** Goal **
Retype only what runs from the first line of the records to the line with "import plotly.graph_objects as go", inclusive, and no pictures.
BEGIN Available data
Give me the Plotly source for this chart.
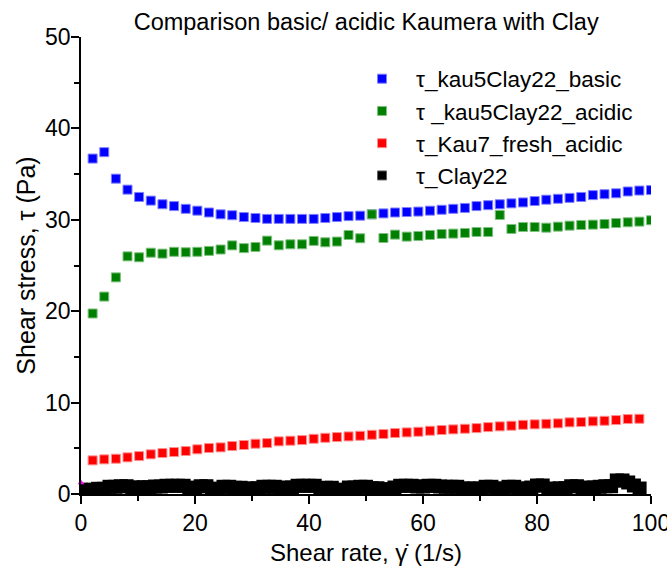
import plotly.graph_objects as go

# shear rate (1/s) of the three Kaumera series
shear_rate = [
    2.04, 4.08, 6.12, 8.16, 10.2, 12.24, 14.29, 16.33, 18.37, 20.41,
    22.45, 24.49, 26.53, 28.57, 30.61, 32.65, 34.69, 36.73, 38.78, 40.82,
    42.86, 44.9, 46.94, 48.98, 51.02, 53.06, 55.1, 57.14, 59.18, 61.22,
    63.27, 65.31, 67.35, 69.39, 71.43, 73.47, 75.51, 77.55, 79.59, 81.63,
    83.67, 85.71, 87.76, 89.8, 91.84, 93.88, 95.92, 97.96, 100.0,
]

tau_basic = [
    36.7, 37.4, 34.5, 33.3, 32.5, 32.1, 31.7, 31.5, 31.2, 31.0,
    30.8, 30.6, 30.5, 30.3, 30.2, 30.1, 30.1, 30.1, 30.1, 30.1,
    30.2, 30.3, 30.4, 30.45, 30.6, 30.7, 30.8, 30.85, 30.9, 31.0,
    31.1, 31.2, 31.3, 31.5, 31.6, 31.7, 31.8, 31.9, 32.05, 32.2,
    32.3, 32.4, 32.5, 32.7, 32.8, 32.9, 33.1, 33.2, 33.25,
]

tau_acidic = [
    19.75, 21.6, 23.7, 26.0, 25.9, 26.4, 26.3, 26.5, 26.45, 26.5,
    26.6, 26.75, 27.2, 26.9, 27.03, 27.72, 27.21, 27.32, 27.32, 27.69,
    27.54, 27.62, 28.34, 27.98, 30.6, 28.01, 28.38, 28.16, 28.23, 28.34,
    28.45, 28.49, 28.56, 28.67, 28.67, 30.53, 29.0, 29.21, 29.21, 29.14,
    29.25, 29.36, 29.43, 29.47, 29.54, 29.65, 29.73, 29.8, 29.95,
]

tau_kau7 = [
    3.68, 3.79, 3.86, 4.01, 4.15, 4.34, 4.48, 4.59, 4.7, 4.89,
    5.03, 5.1, 5.25, 5.36, 5.5, 5.57, 5.76, 5.83, 5.9, 6.04,
    6.15, 6.23, 6.3, 6.37, 6.48, 6.56, 6.67, 6.74, 6.81, 6.92,
    7.0, 7.07, 7.14, 7.21, 7.32, 7.4, 7.47, 7.57, 7.62, 7.68,
    7.73, 7.84, 7.87, 7.95, 8.01, 8.09, 8.2, 8.23,
]

clay_rate = [
    0, 1, 2, 3, 4, 5, 6, 7, 8, 9,
    10, 11, 12, 13, 14, 15, 16, 17, 18, 19,
    20, 21, 22, 23, 24, 25, 26, 27, 28, 29,
    30, 31, 32, 33, 34, 35, 36, 37, 38, 39,
    40, 41, 42, 43, 44, 45, 46, 47, 48, 49,
    50, 51, 52, 53, 54, 55, 56, 57, 58, 59,
    60, 61, 62, 63, 64, 65, 66, 67, 68, 69,
    70, 71, 72, 73, 74, 75, 76, 77, 78, 79,
    80, 81, 82, 83, 84, 85, 86, 87, 88, 89,
    90, 91, 92, 93, 94, 95, 96, 97, 98,
]
tau_clay = [
    0.46, 0.46, 0.46, 0.57, 0.57, 0.79, 0.79, 0.85, 0.85, 0.71,
    0.71, 0.74, 0.74, 0.82, 0.82, 0.9, 0.9, 0.9, 0.9, 0.63,
    0.7, 0.85, 0.85, 0.57, 0.57, 0.79, 0.79, 0.68, 0.68, 0.6,
    0.6, 0.63, 0.79, 0.79, 0.79, 0.46, 0.71, 0.71, 0.9, 0.9,
    0.9, 0.9, 0.6, 0.68, 0.68, 0.46, 0.46, 0.71, 0.71, 0.79,
    0.79, 0.63, 0.63, 0.52, 0.52, 0.71, 0.9, 0.9, 0.9, 0.82,
    0.82, 0.9, 0.9, 0.82, 0.79, 0.79, 0.79, 0.6, 0.6, 0.6,
    0.6, 0.79, 0.79, 0.6, 0.6, 0.79, 0.79, 0.63, 0.49, 0.71,
    0.93, 0.93, 0.6, 0.49, 0.63, 0.63, 0.85, 0.85, 0.38, 0.71,
    0.71, 0.79, 0.85, 0.85, 1.48, 1.48, 1.26, 0.93, 0.6,
]

# stray magenta points at the origin
extra_rate = [0, 0]
extra_tau = [1.24, -1.0]

FONT = "Liberation Sans, Arial, sans-serif"
BLACK = "#000000"


def square(color, edge, size=9):
    return dict(symbol="square", size=size, color=color,
                line=dict(color=edge, width=1))


fig = go.Figure()

fig.add_trace(go.Scatter(
    x=clay_rate, y=tau_clay, mode="markers", showlegend=False,
    marker=dict(symbol="square", size=14, color=BLACK, line=dict(width=0)),
))
fig.add_trace(go.Scatter(
    x=shear_rate, y=tau_basic, mode="markers", name="τ_kau5Clay22_basic",
    marker=square("#0000FF", "#8080FF"),
))
fig.add_trace(go.Scatter(
    x=shear_rate, y=tau_acidic, mode="markers", name="τ _kau5Clay22_acidic",
    marker=square("#008000", "#80C080"),
))
fig.add_trace(go.Scatter(
    x=shear_rate[:len(tau_kau7)], y=tau_kau7, mode="markers",
    name="τ_Kau7_fresh_acidic",
    marker=square("#FF0000", "#FF9090"),
))
# legend entry for the clay band
fig.add_trace(go.Scatter(
    x=[None], y=[None], mode="markers", name="τ_Clay22",
    marker=square(BLACK, "#606060"),
))
fig.add_trace(go.Scatter(
    x=extra_rate, y=extra_tau, mode="markers", showlegend=False,
    cliponaxis=False,
    marker=dict(symbol="triangle-up", size=6, color="#FF00FF", line=dict(width=0)),
))

axis_common = dict(
    showline=True, linecolor=BLACK, linewidth=1.5,
    ticks="outside", ticklen=8, tickwidth=1.5, tickcolor=BLACK,
    showgrid=False, zeroline=False, automargin=False,
    ticklabeloverflow="allow",
    tickfont=dict(family=FONT, size=23, color=BLACK),
)

fig.update_layout(
    width=667, height=567,
    paper_bgcolor="white", plot_bgcolor="white",
    font=dict(family=FONT, color=BLACK),
    margin=dict(l=81, r=16, t=37, b=73),
    title=dict(text="Comparison basic/ acidic Kaumera with Clay",
               x=0.549, xanchor="center", y=0.962, yanchor="middle",
               font=dict(family=FONT, size=23.5, color=BLACK)),
    xaxis=dict(
        range=[0, 100], dtick=20, tick0=0,
        minor=dict(dtick=10, ticks="outside", ticklen=5, tickwidth=1.5, tickcolor=BLACK),
        title=dict(text="Shear rate, γ̇ (1/s)", standoff=9,
                   font=dict(family=FONT, size=24, color=BLACK)),
        **axis_common,
    ),
    yaxis=dict(
        range=[0, 50], dtick=10, tick0=0,
        minor=dict(dtick=5, ticks="outside", ticklen=5, tickwidth=1.5, tickcolor=BLACK),
        title=dict(text="Shear stress, τ (Pa)", standoff=2,
                   font=dict(family=FONT, size=25, color=BLACK)),
        ticklabelstandoff=-4,
        **axis_common,
    ),
    legend=dict(
        x=0.4685, y=0.955, xanchor="left", yanchor="top",
        bgcolor="rgba(0,0,0,0)", itemwidth=58,
        font=dict(family=FONT, size=22.5, color=BLACK),
    ),
)

# drop the default page margin so the figure sits at the window's corner
fig.write_html("out.html", config={"displayModeBar": False},
               post_script="document.body.style.margin = '0';")
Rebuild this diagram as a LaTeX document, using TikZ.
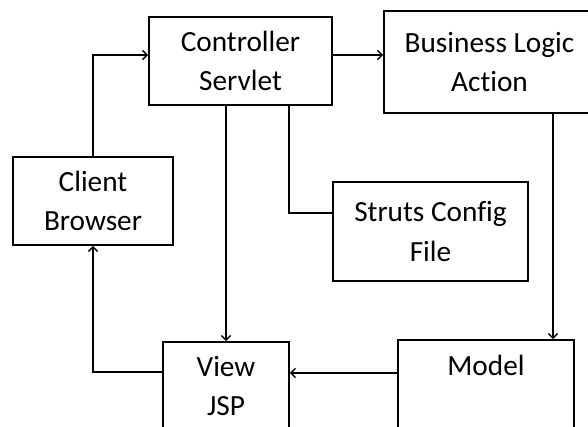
\documentclass[tikz,border=0pt]{standalone}
\usepackage{fontspec}
\setmainfont{Carlito}[Ligatures=NoCommon]
\usetikzlibrary{arrows.meta,calc}

\tikzset{
  box/.style={draw, line width=1.4pt, align=center, inner sep=0pt,
    font=\fontsize{25}{34}\selectfont},
  link/.style={draw, line width=1.4pt},
  arr/.style={link, -{Straight Barb[length=4pt,width=8pt,line width=1.2pt]}}
}

\begin{document}
\begin{tikzpicture}[x=0.03cm,y=-0.03cm]
\useasboundingbox (0,0) rectangle (588,427);
\clip (0,0) rectangle (588,427);

\node[box, minimum width=5.49cm, minimum height=2.64cm] (ctrl) at (240.5,61) {Controller\\Servlet};
\node[box, minimum width=6.33cm, minimum height=3.06cm] (biz) at (489.5,62) {Business Logic\\Action};
\node[box, minimum width=4.8cm, minimum height=2.64cm] (client) at (93,201) {Client\\Browser};
\node[box, minimum width=5.85cm, minimum height=2.97cm] (struts) at (430.5,231.5) {Struts Config\\File};
\node[box, minimum width=3.78cm, minimum height=2.64cm] (view) at (226,386) {View\\JSP};
\node[box, minimum width=5.28cm, minimum height=3.06cm] (model) at (486,391) {Model\\\strut};

\coordinate (bm) at ($(biz.south)+(63.5,0)$);
\coordinate (mv) at ($(model.west)+(0,-18)$);

\draw[arr] (client.north) |- ($(ctrl.west)+(0,-6)$);
\draw[arr] ($(ctrl.east)+(0,-6)$) -- ($(biz.west)+(0,-7)$);
\draw[arr] (view.north |- ctrl.south) -- (view.north);
\draw[link] ($(ctrl.south)+(48.5,0)$) |- ($(struts.west)+(0,-18.5)$);
\draw[arr] (bm) -- (bm |- model.north);
\draw[arr] (mv) -- (mv -| view.east);
\draw[arr] ($(view.west)+(0,-14)$) -| (client.south);

\end{tikzpicture}
\end{document}
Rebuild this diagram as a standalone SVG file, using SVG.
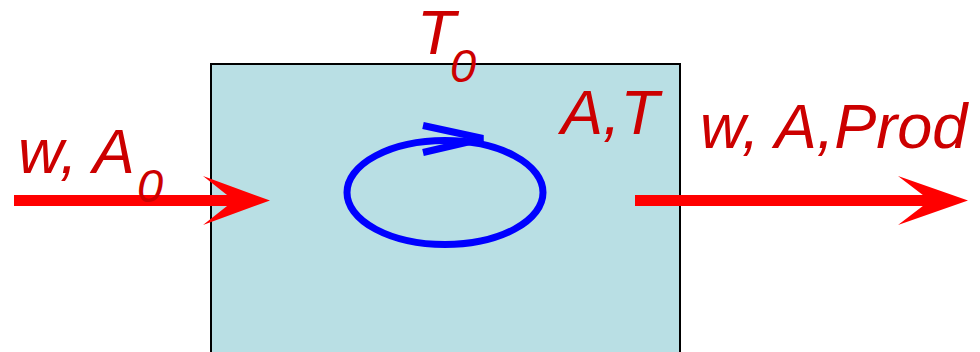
<svg xmlns="http://www.w3.org/2000/svg" width="980" height="352" viewBox="0 0 980 352">
<style>
.lbl{font-family:"Liberation Sans",Arial,sans-serif;font-style:italic;fill:#cc0000;font-size:63px}
.sub{font-size:47px}
.flow{stroke:#ff0000;stroke-width:11;fill:none}
.head{fill:#ff0000}
</style>
<g id="reactor">
<rect x="211" y="64" width="469" height="290" fill="#b9dfe4" stroke="#000" stroke-width="2"/>
</g>
<g id="mixing">
<ellipse cx="445" cy="192.5" rx="98" ry="52" fill="none" stroke="#0000ff" stroke-width="7"/>
<polyline points="423,125.5 483,138.5 423,152.5" fill="none" stroke="#0000ff" stroke-width="7"/>
</g>
<g id="connectors">
<line class="flow" x1="14" y1="200.5" x2="240" y2="200.5"/>
<path class="head" d="M270,200.5 L203,176 L234,200.5 L203,225 Z"/>
<line class="flow" x1="635" y1="200.5" x2="935" y2="200.5"/>
<path class="head" d="M968,200.5 L898,176 L930,200.5 L898,225 Z"/>
</g>
<g id="labels">
<text class="lbl" x="417" y="54">T</text>
<text class="lbl sub" x="450" y="82">0</text>
<text class="lbl" x="561" y="134">A,T</text>
<text class="lbl" x="700" y="148">w, A,Prod</text>
<text class="lbl" x="18" y="173">w, A</text>
<text class="lbl sub" x="137" y="202">0</text>
</g>
</svg>
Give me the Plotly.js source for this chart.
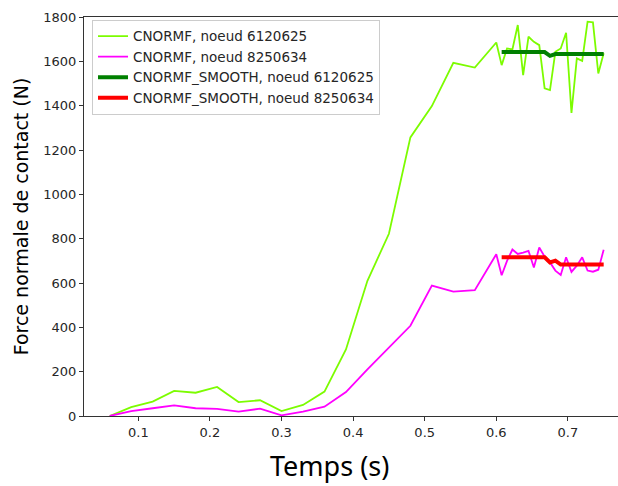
<!DOCTYPE html>
<html>
<head>
<meta charset="utf-8">
<script src="https://cdn.plot.ly/plotly-3.0.1.min.js"></script>
<style>html,body{margin:0;padding:0;background:#fff;}#chart{width:618px;height:486px;}</style>
</head>
<body>
<div id="chart"></div>
<script>
// Time (s)
const temps = [0.06, 0.09, 0.12, 0.15, 0.18, 0.21, 0.24, 0.27, 0.30, 0.33, 0.36, 0.39, 0.42, 0.45, 0.48, 0.51, 0.54, 0.57, 0.60,
  0.6075, 0.615, 0.6225, 0.63, 0.6375, 0.645, 0.6525, 0.66, 0.6675, 0.675, 0.6825, 0.69, 0.6975, 0.705, 0.7125, 0.72, 0.7275, 0.735, 0.7425, 0.75];
// CNORMF, noeud 6120625
const cnormf6120625 = [0, 40, 65, 113, 105, 131, 63, 71, 22, 50, 110, 300, 610, 822, 1257, 1398, 1593, 1572, 1685,
  1583, 1658, 1654, 1764, 1538, 1711, 1688, 1673, 1478, 1470, 1643, 1658, 1729, 1367, 1613, 1602, 1779, 1776, 1545, 1636];
// CNORMF, noeud 8250634
const cnormf8250634 = [0, 22, 35, 48, 35, 32, 20, 33, 3, 20, 42, 108, 210, 310, 407, 588, 561, 568, 730,
  635, 700, 751, 731, 737, 745, 670, 760, 719, 693, 656, 636, 716, 650, 678, 716, 656, 651, 660, 750];
// Smoothed series (from 0.6075 s)
const tempsSmooth = [0.6075, 0.615, 0.6225, 0.63, 0.6375, 0.645, 0.6525, 0.66, 0.6675, 0.675, 0.6825, 0.69, 0.6975, 0.705, 0.7125, 0.72, 0.7275, 0.735, 0.7425, 0.75];
const smooth6120625 = [1642, 1642, 1642, 1642, 1642, 1642, 1642, 1642, 1642, 1625, 1633, 1633, 1633, 1633, 1633, 1633, 1633, 1633, 1633, 1633];
const smooth8250634 = [716, 716, 716, 716, 716, 716, 716, 716, 716, 693, 701, 683, 683, 683, 683, 683, 683, 683, 683, 683];

const names = ["CNORMF, noeud 6120625", "CNORMF, noeud 8250634", "CNORMF_SMOOTH, noeud 6120625", "CNORMF_SMOOTH, noeud 8250634"];
const yTicks = [0, 200, 400, 600, 800, 1000, 1200, 1400, 1600, 1800];
const xTicks = [0.1, 0.2, 0.3, 0.4, 0.5, 0.6, 0.7];
const xTitle = "Temps (s)";
const yTitle = "Force normale de contact (N)";

const data = [
  {x: temps, y: cnormf6120625, mode: "lines", name: names[0], line: {color: "#7cfc00", width: 1.8}},
  {x: temps, y: cnormf8250634, mode: "lines", name: names[1], line: {color: "#ff00ff", width: 1.8}},
  {x: tempsSmooth, y: smooth6120625, mode: "lines", name: names[2], line: {color: "#008000", width: 4}},
  {x: tempsSmooth, y: smooth8250634, mode: "lines", name: names[3], line: {color: "#ff0000", width: 4}}
];

const layout = {
  width: 618, height: 486,
  margin: {l: 84, r: 0, t: 17, b: 70, pad: 0},
  paper_bgcolor: "#fff", plot_bgcolor: "#fff",
  font: {family: "DejaVu Sans", size: 13, color: "#262626"},
  showlegend: true,
  legend: {x: 0.015, y: 0.993, xanchor: "left", yanchor: "top", bgcolor: "#fff",
    bordercolor: "#cccccc", borderwidth: 1, font: {family: "DejaVu Sans", size: 13.5, color: "#262626"}, itemwidth: 30},
  xaxis: {
    range: [0.0241, 0.770], tickvals: xTicks, ticktext: xTicks.map(v => v.toFixed(1)),
    showgrid: false, zeroline: false, showline: true, linecolor: "#333", linewidth: 1, mirror: true,
    ticks: "outside", ticklen: 4, tickcolor: "#333", tickfont: {family: "DejaVu Sans", size: 13, color: "#262626"}
  },
  yaxis: {
    range: [0, 1800], tickvals: yTicks, ticktext: yTicks.map(String),
    showgrid: false, zeroline: false, showline: true, linecolor: "#333", linewidth: 1,
    ticks: "outside", ticklen: 4, tickcolor: "#333", tickfont: {family: "DejaVu Sans", size: 13, color: "#262626"},
    title: {text: yTitle, font: {family: "DejaVu Sans", size: 19, color: "#000"}, standoff: 9}
  },
  annotations: [{
    text: xTitle, xref: "paper", yref: "paper", x: 0.459, y: -0.123, xanchor: "center", yanchor: "middle",
    showarrow: false, font: {family: "Noto Sans", size: 27, color: "#000"}
  }]
};
Plotly.newPlot("chart", data, layout, {displayModeBar: false, staticPlot: true});
</script>
</body>
</html>
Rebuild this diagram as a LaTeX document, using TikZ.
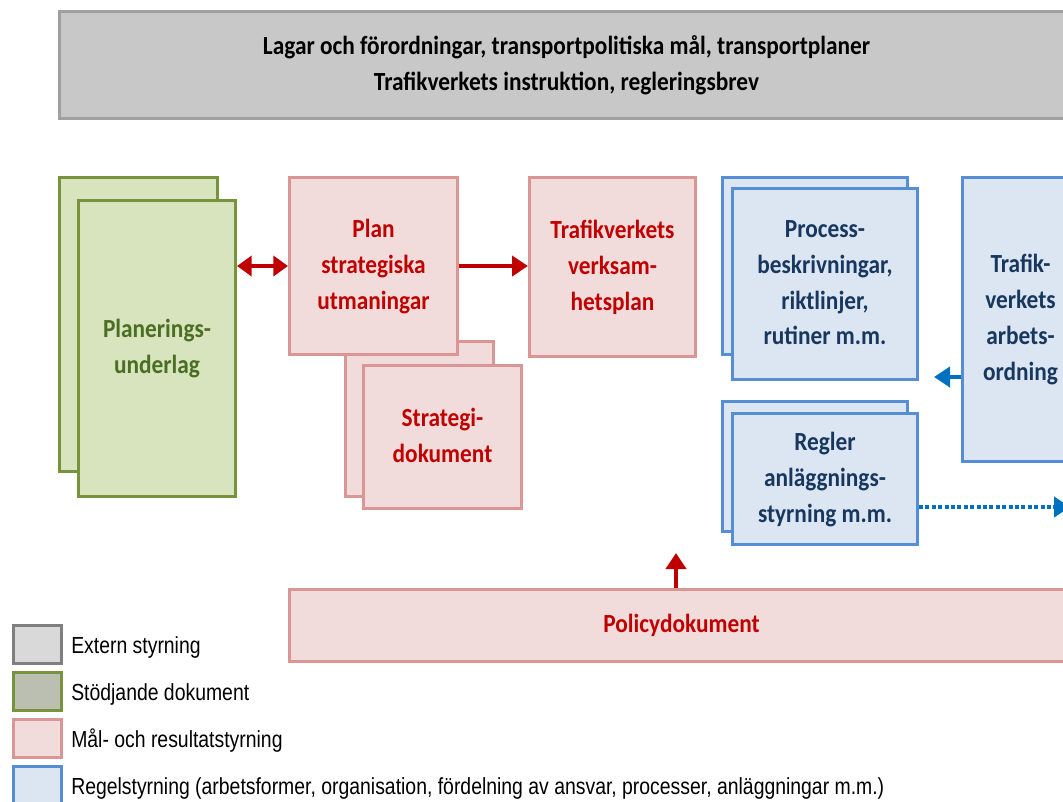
END Available data
** Correct answer **
Give me the Plotly source for this chart.
import plotly.graph_objects as go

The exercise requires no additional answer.